Debugger for C

gnu at toad.com gnu at toad.com
Tue Mar 19 03:28:00 AEST 1991


The GNU Debugger, gdb, can run the debugger in one window and the program
in another.  I have run it in this mode, by finding out the pty name of a
shell window with the "tty" shell command and then doing something like
"sleep 999999" in that window.  Then, in another window, I run gdb on the
program, specify that tty name to the gdb "tty" command, and type "run".
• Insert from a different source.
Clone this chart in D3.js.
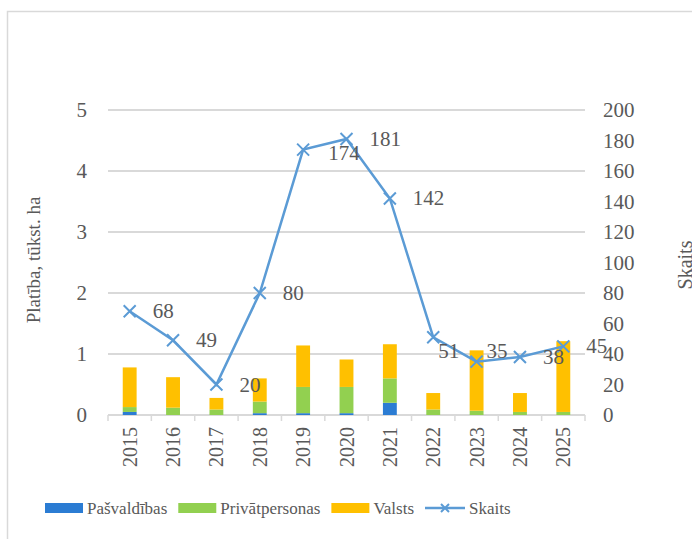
<!DOCTYPE html>
<html>
<head>
<meta charset="utf-8">
<script src="https://cdn.jsdelivr.net/npm/d3@7"></script>
<style>
  body { margin: 0; background: #fff; }
  svg { display: block; }
  text { font-family: "Liberation Serif", "Times New Roman", serif; fill: #595959; }
</style>
</head>
<body>
<svg id="chart" width="692" height="539"></svg>
<script>
// data
var years = ["2015", "2016", "2017", "2018", "2019", "2020", "2021", "2022", "2023", "2024", "2025"];
var pasvaldibas = [0.05, 0, 0, 0.03, 0.03, 0.03, 0.20, 0, 0, 0, 0];
var privatpersonas = [0.08, 0.12, 0.09, 0.19, 0.43, 0.43, 0.40, 0.09, 0.07, 0.05, 0.05];
var valsts = [0.65, 0.50, 0.19, 0.38, 0.68, 0.45, 0.56, 0.27, 0.99, 0.31, 1.16];
var skaits = [68, 49, 20, 80, 174, 181, 142, 51, 35, 38, 45];
var leftTicks = [0, 1, 2, 3, 4, 5];
var rightTicks = [0, 20, 40, 60, 80, 100, 120, 140, 160, 180, 200];

var seriesNames = ["Pašvaldības", "Privātpersonas", "Valsts"];
var seriesColors = ["#2b7cd3", "#92d050", "#ffc000"];
var lineColor = "#5b9bd5";
var gridColor = "#d9d9d9";

var plot = { left: 108, right: 585, top: 110, bottom: 415 };

var svg = d3.select("#chart");

// outer frame
svg.append("rect")
  .attr("x", 7.5).attr("y", 11.5)
  .attr("width", 720).attr("height", 600)
  .attr("fill", "none")
  .attr("stroke", gridColor)
  .attr("stroke-width", 1.5);

var xScale = d3.scaleBand()
  .domain(years)
  .range([plot.left, plot.right])
  .paddingInner(0.68)
  .paddingOuter(0.34);

var yLeft = d3.scaleLinear().domain([0, 5]).range([plot.bottom, plot.top]);
var yRight = d3.scaleLinear().domain([0, 200]).range([plot.bottom, plot.top]);

var center = (d) => xScale(d) + xScale.bandwidth() / 2;

// gridlines
svg.append("g")
  .selectAll("line")
  .data(leftTicks)
  .enter()
  .append("line")
  .attr("x1", plot.left).attr("x2", plot.right)
  .attr("y1", (d) => yLeft(d)).attr("y2", (d) => yLeft(d))
  .attr("stroke", gridColor)
  .attr("stroke-width", 2);

// category tick marks on the x axis
var step = xScale.step();
svg.append("g")
  .selectAll("line")
  .data(d3.range(years.length + 1))
  .enter()
  .append("line")
  .attr("x1", (i) => plot.left + i * step).attr("x2", (i) => plot.left + i * step)
  .attr("y1", plot.bottom).attr("y2", plot.bottom + 6)
  .attr("stroke", gridColor)
  .attr("stroke-width", 1.5);

// left axis labels
var leftAxis = d3.axisLeft(yLeft).tickValues(leftTicks).tickFormat(d3.format("d")).tickSize(0).tickPadding(0);
svg.append("g")
  .attr("transform", "translate(87,0)")
  .call(leftAxis)
  .call((g) => g.select(".domain").remove())
  .selectAll("text")
  .style("font-family", '"Liberation Serif", serif')
  .style("font-size", "21px")
  .attr("fill", "#595959");

// right axis labels
var rightAxis = d3.axisRight(yRight).tickValues(rightTicks).tickFormat(d3.format("d")).tickSize(0).tickPadding(0);
svg.append("g")
  .attr("transform", "translate(603,0)")
  .call(rightAxis)
  .call((g) => g.select(".domain").remove())
  .selectAll("text")
  .style("font-family", '"Liberation Serif", serif')
  .style("font-size", "21px")
  .attr("fill", "#595959");

// year labels
svg.append("g")
  .selectAll("text")
  .data(years)
  .enter()
  .append("text")
  .attr("transform", (d) => `translate(${center(d) + 7},427) rotate(-90)`)
  .attr("text-anchor", "end")
  .style("font-size", "20px")
  .text((d) => d);

// axis titles
svg.append("text")
  .attr("transform", "translate(40,260) rotate(-90)")
  .attr("text-anchor", "middle")
  .style("font-size", "19px")
  .text("Platība, tūkst. ha");

svg.append("text")
  .attr("transform", "translate(692,265) rotate(-90)")
  .attr("text-anchor", "middle")
  .style("font-size", "20px")
  .text("Skaits");

// stacked bars
var rows = years.map((y, i) => ({
  year: y,
  "Pašvaldības": pasvaldibas[i],
  "Privātpersonas": privatpersonas[i],
  "Valsts": valsts[i],
}));
var stacked = d3.stack().keys(seriesNames)(rows);

svg.append("g")
  .selectAll("g")
  .data(stacked)
  .enter()
  .append("g")
  .attr("fill", (d, i) => seriesColors[i])
  .selectAll("rect")
  .data((d) => d)
  .enter()
  .append("rect")
  .attr("x", (d) => xScale(d.data.year))
  .attr("width", xScale.bandwidth())
  .attr("y", (d) => yLeft(d[1]))
  .attr("height", (d) => yLeft(d[0]) - yLeft(d[1]));

// line
var line = d3.line()
  .x((d, i) => center(years[i]))
  .y((d) => yRight(d));

svg.append("path")
  .datum(skaits)
  .attr("d", line)
  .attr("fill", "none")
  .attr("stroke", lineColor)
  .attr("stroke-width", 2.5);

function cross(sel, s) {
  sel.append("path")
    .attr("d", `M${-s},${-s}L${s},${s}M${-s},${s}L${s},${-s}`)
    .attr("stroke", lineColor)
    .attr("stroke-width", 2)
    .attr("fill", "none");
}

svg.append("g")
  .selectAll("g")
  .data(skaits)
  .enter()
  .append("g")
  .attr("transform", (d, i) => `translate(${center(years[i])},${yRight(d)})`)
  .each(function () { cross(d3.select(this), 6); });

// data labels, a few nudged by hand like in the original
var nudge = { 4: [2, 3], 7: [-18, 14], 8: [-13, -11] };
svg.append("g")
  .selectAll("text")
  .data(skaits)
  .enter()
  .append("text")
  .attr("x", (d, i) => center(years[i]) + 23 + (nudge[i] ? nudge[i][0] : 0))
  .attr("y", (d, i) => yRight(d) + 7 + (nudge[i] ? nudge[i][1] : 0))
  .style("font-size", "21px")
  .attr("fill", "#404040")
  .text((d) => d);

// legend
var legend = svg.append("g").attr("transform", "translate(45,508)");
var lx = 0;
seriesNames.forEach((name, i) => {
  legend.append("rect")
    .attr("x", lx).attr("y", -5)
    .attr("width", 38).attr("height", 10)
    .attr("fill", seriesColors[i]);
  var t = legend.append("text")
    .attr("x", lx + 42).attr("y", 6)
    .style("font-size", "17px")
    .text(name);
  lx += 42 + t.node().getComputedTextLength() + 11;
});
legend.append("line")
  .attr("x1", lx).attr("x2", lx + 40)
  .attr("y1", 0).attr("y2", 0)
  .attr("stroke", lineColor)
  .attr("stroke-width", 2.5);
cross(legend.append("g").attr("transform", `translate(${lx + 20},0)`), 4);
legend.append("text")
  .attr("x", lx + 44).attr("y", 6)
  .style("font-size", "17px")
  .text("Skaits");
</script>
</body>
</html>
GDB can also do the "attach" trick described by an earlier poster, where
you start the program in one window and "attach" a GDB from another window
to it by saying "attach PID".

gdb-3.5 is the latest released version, available in all the standard
spots, like uunet and prep.ai.mit.edu.  To compile this on a Sun you have
to change the Makefile by removing the definition of TARGET_ARCH.  It was
there because Sun Make used it to control cross-compilation, forcing the
current architecture to be passed to the compiler by default.  This broke
when using gcc, because gcc did not know how to parse a switch like -sun3.
So TARGET_ARCH= (nothing) was added to the makefile to null out this
feature.  Well, in the next release Sun's infinite wisdom changed this
"feature", so now setting TARGET_ARCH to nothing produces a "-target "
switch to the compiler, followed by nothing, which not only breaks GCC but
also breaks under the sun unsupported C compiler.  Just remove the line
that says:

	TARGET_ARCH=

from Makefile.dist and rerun config.gdb to rebuild Makefile, then make it.